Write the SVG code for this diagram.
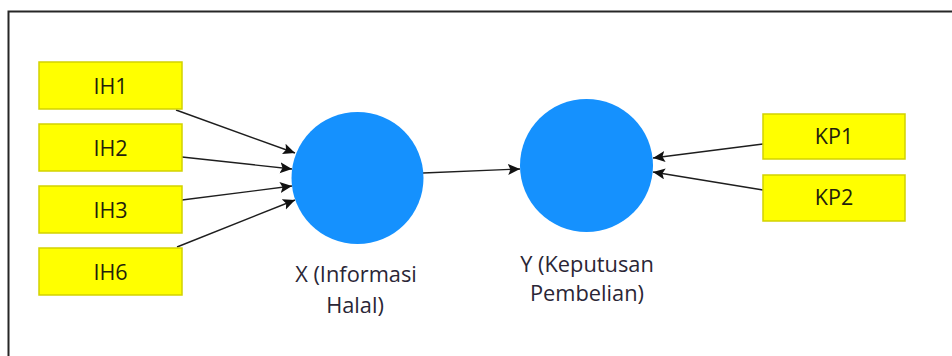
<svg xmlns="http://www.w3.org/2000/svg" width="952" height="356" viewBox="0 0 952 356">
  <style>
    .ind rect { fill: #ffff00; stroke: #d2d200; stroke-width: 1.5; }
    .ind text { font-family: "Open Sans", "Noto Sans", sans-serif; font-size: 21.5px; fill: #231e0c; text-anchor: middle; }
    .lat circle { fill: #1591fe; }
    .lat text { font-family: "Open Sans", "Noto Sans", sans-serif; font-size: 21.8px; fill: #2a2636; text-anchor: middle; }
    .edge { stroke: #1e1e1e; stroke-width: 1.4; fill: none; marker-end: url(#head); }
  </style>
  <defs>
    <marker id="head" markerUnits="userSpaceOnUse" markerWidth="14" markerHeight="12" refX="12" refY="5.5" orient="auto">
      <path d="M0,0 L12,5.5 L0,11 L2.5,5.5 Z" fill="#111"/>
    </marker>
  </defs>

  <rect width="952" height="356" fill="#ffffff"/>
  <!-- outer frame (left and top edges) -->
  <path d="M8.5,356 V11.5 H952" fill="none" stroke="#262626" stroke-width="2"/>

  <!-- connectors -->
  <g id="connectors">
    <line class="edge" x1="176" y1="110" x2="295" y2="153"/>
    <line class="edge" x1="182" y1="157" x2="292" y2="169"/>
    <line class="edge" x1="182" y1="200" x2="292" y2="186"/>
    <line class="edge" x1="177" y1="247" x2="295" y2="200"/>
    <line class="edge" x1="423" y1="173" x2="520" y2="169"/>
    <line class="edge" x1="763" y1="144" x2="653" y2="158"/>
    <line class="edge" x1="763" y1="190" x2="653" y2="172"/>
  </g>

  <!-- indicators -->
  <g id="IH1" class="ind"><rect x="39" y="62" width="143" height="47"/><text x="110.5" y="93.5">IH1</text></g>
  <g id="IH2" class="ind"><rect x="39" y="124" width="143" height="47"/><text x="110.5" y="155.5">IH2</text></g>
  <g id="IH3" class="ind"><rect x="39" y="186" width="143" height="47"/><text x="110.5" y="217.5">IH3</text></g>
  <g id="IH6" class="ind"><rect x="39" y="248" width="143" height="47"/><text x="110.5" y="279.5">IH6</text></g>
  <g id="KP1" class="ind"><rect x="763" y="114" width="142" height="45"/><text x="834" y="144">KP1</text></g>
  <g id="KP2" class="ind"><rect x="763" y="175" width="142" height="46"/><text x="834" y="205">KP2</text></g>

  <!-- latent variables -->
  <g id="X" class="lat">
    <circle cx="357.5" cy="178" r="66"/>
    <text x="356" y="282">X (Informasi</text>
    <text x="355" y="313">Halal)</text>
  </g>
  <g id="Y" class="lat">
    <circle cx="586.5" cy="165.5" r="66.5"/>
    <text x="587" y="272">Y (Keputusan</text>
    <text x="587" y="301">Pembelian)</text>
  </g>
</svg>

● ● ●

BRIEF - From the material above, copy everything exactly but the pictures.

FULL ANSWER -
Write the SVG code for this diagram.
<svg xmlns="http://www.w3.org/2000/svg" width="952" height="356" viewBox="0 0 952 356">
  <style>
    .ind rect { fill: #ffff00; stroke: #d2d200; stroke-width: 1.5; }
    .ind text { font-family: "Open Sans", "Noto Sans", sans-serif; font-size: 21.5px; fill: #231e0c; text-anchor: middle; }
    .lat circle { fill: #1591fe; }
    .lat text { font-family: "Open Sans", "Noto Sans", sans-serif; font-size: 21.8px; fill: #2a2636; text-anchor: middle; }
    .edge { stroke: #1e1e1e; stroke-width: 1.4; fill: none; marker-end: url(#head); }
  </style>
  <defs>
    <marker id="head" markerUnits="userSpaceOnUse" markerWidth="14" markerHeight="12" refX="12" refY="5.5" orient="auto">
      <path d="M0,0 L12,5.5 L0,11 L2.5,5.5 Z" fill="#111"/>
    </marker>
  </defs>

  <rect width="952" height="356" fill="#ffffff"/>
  <!-- outer frame (left and top edges) -->
  <path d="M8.5,356 V11.5 H952" fill="none" stroke="#262626" stroke-width="2"/>

  <!-- connectors -->
  <g id="connectors">
    <line class="edge" x1="176" y1="110" x2="295" y2="153"/>
    <line class="edge" x1="182" y1="157" x2="292" y2="169"/>
    <line class="edge" x1="182" y1="200" x2="292" y2="186"/>
    <line class="edge" x1="177" y1="247" x2="295" y2="200"/>
    <line class="edge" x1="423" y1="173" x2="520" y2="169"/>
    <line class="edge" x1="763" y1="144" x2="653" y2="158"/>
    <line class="edge" x1="763" y1="190" x2="653" y2="172"/>
  </g>

  <!-- indicators -->
  <g id="IH1" class="ind"><rect x="39" y="62" width="143" height="47"/><text x="110.5" y="93.5">IH1</text></g>
  <g id="IH2" class="ind"><rect x="39" y="124" width="143" height="47"/><text x="110.5" y="155.5">IH2</text></g>
  <g id="IH3" class="ind"><rect x="39" y="186" width="143" height="47"/><text x="110.5" y="217.5">IH3</text></g>
  <g id="IH6" class="ind"><rect x="39" y="248" width="143" height="47"/><text x="110.5" y="279.5">IH6</text></g>
  <g id="KP1" class="ind"><rect x="763" y="114" width="142" height="45"/><text x="834" y="144">KP1</text></g>
  <g id="KP2" class="ind"><rect x="763" y="175" width="142" height="46"/><text x="834" y="205">KP2</text></g>

  <!-- latent variables -->
  <g id="X" class="lat">
    <circle cx="357.5" cy="178" r="66"/>
    <text x="356" y="282">X (Informasi</text>
    <text x="355" y="313">Halal)</text>
  </g>
  <g id="Y" class="lat">
    <circle cx="586.5" cy="165.5" r="66.5"/>
    <text x="587" y="272">Y (Keputusan</text>
    <text x="587" y="301">Pembelian)</text>
  </g>
</svg>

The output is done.